8月に引き続いて、9月もSFやファンタジー的な作品が多めでした。暑いときにはSFに限るのです。とはいえ本格ハードSFは『シルトの梯子』だけで、辻村深月さん、川上弘美さん、堀川アサコさん、ル=グィンさんらの作品は、ファンタジー的な要素が強めの文学作品だったように思えます。


1.かがみの孤城(辻村深月)
2018年度の本屋大賞受賞作です。心を打ち砕かれて不登校となっている7人の中学生が、望みを叶えるために心を通わせていく、ファンタジー仕立ての物語。彼らが孤城に集められた理由と目的を理解した時に生まれる感動の背景には、現実世界の人たちの心情や行動も、フェアな立場から丁寧に描かれていることがあるのでしょう。

 

2.シルトの梯子(グレッグ・イーガン)
理論的には6兆分の1秒で崩壊するはずの新時空を生み出す実験が失敗し、無限に膨張を続ける新時空が、既存宇宙を次々と浸食していくという事態が発生。

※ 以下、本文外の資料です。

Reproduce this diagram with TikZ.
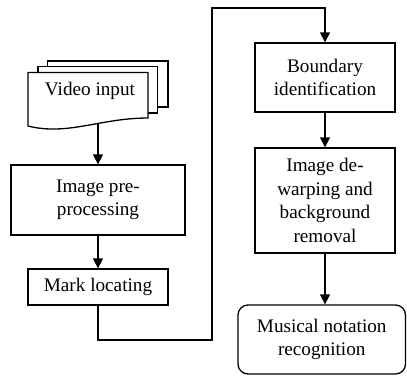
\documentclass[tikz,border=0pt]{standalone}
\usepackage{fontspec}
\setmainfont{Liberation Serif}
\usetikzlibrary{arrows.meta}
\begin{document}
\begin{tikzpicture}[x=1pt,y=-1pt, line width=1.3pt,
  txt/.style={font=\fontsize{19.2}{23.5}\selectfont},
  box/.style={draw, align=center, inner sep=0pt, txt},
  page/.style={draw, fill=white, line join=miter},
  arr/.style={-{Triangle[length=10pt,width=10pt]}}]
\useasboundingbox (0,0) rectangle (407,376);
% document stack
\draw[page] (47.5,61) rectangle (168,107);
\draw[page] (38,66.5) rectangle (157.5,113);
\draw[page] (28,126) -- (28,72.5) -- (148,72.5) -- (148,118)
  .. controls (100,118) and (68,136) .. (28,126) -- cycle;
\node[txt, anchor=base] (vid) at (90,95) {Video input};
\coordinate (docb) at (98,124);
% boxes
\node[box, minimum width=174pt, minimum height=70pt] (pre) at (98,200) {Image pre-\\processing};
\node[box, minimum width=140pt, minimum height=36pt] (mark) at (98,287) {Mark locating};
\node[box, minimum width=140pt, minimum height=69pt] (bound) at (325,77.5) {Boundary\\identification};
\node[box, minimum width=140pt, minimum height=105pt] (dew) at (325,200.5) {Image de-\\warping and\\background\\removal};
\node[box, rounded corners=10pt, minimum width=167.5pt, minimum height=69pt] (mus) at (321.75,339.5) {Musical notation\\recognition};
% connectors
\coordinate (c1) at (212,340);
\coordinate (c2) at (212,8);
\draw[arr] (docb) -- (pre.north);
\draw[arr] (pre.south) -- (mark.north);
\draw[arr] (mark.south) |- (c1) -- (c2) -| (bound.north);
\draw[arr] (bound.south) -- (dew.north);
\draw[arr] (dew.south) -- (dew.south |- mus.north);
\end{tikzpicture}
\end{document}
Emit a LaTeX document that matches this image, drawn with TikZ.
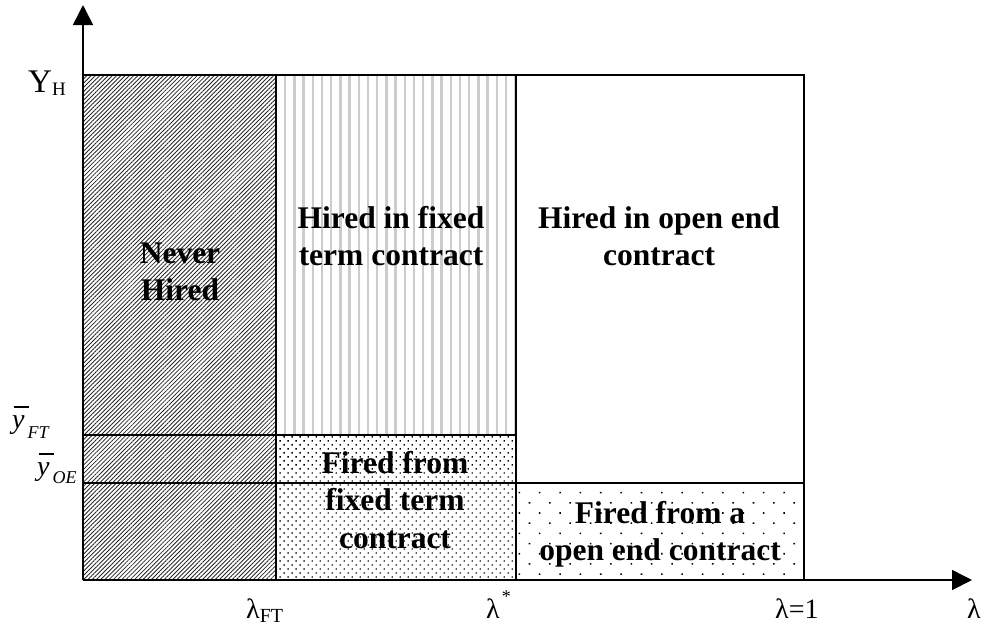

ハードSFですが、宇宙に拡散した人類が自らをデータ化する選択も可能となっている時代において、アイデンティティやフロンティア精神の意味を問い直す、優れて文学的な作品です。

 

3.戦時の音楽(レベッカ・マカーイ)
戦争をはじめとする悲惨な運命や、濫用される権力に翻弄される人々は、理不尽な世界に抵抗するためのパワーをどこから得れば良いのでしょう。時にリアルで、時にコミカルで、時に寓話的で、時にファンタジックな作品も含まれる多様な作品集ですが、暴力的な不寛容にはじまって許しで終わる17編の並び順も絶妙です。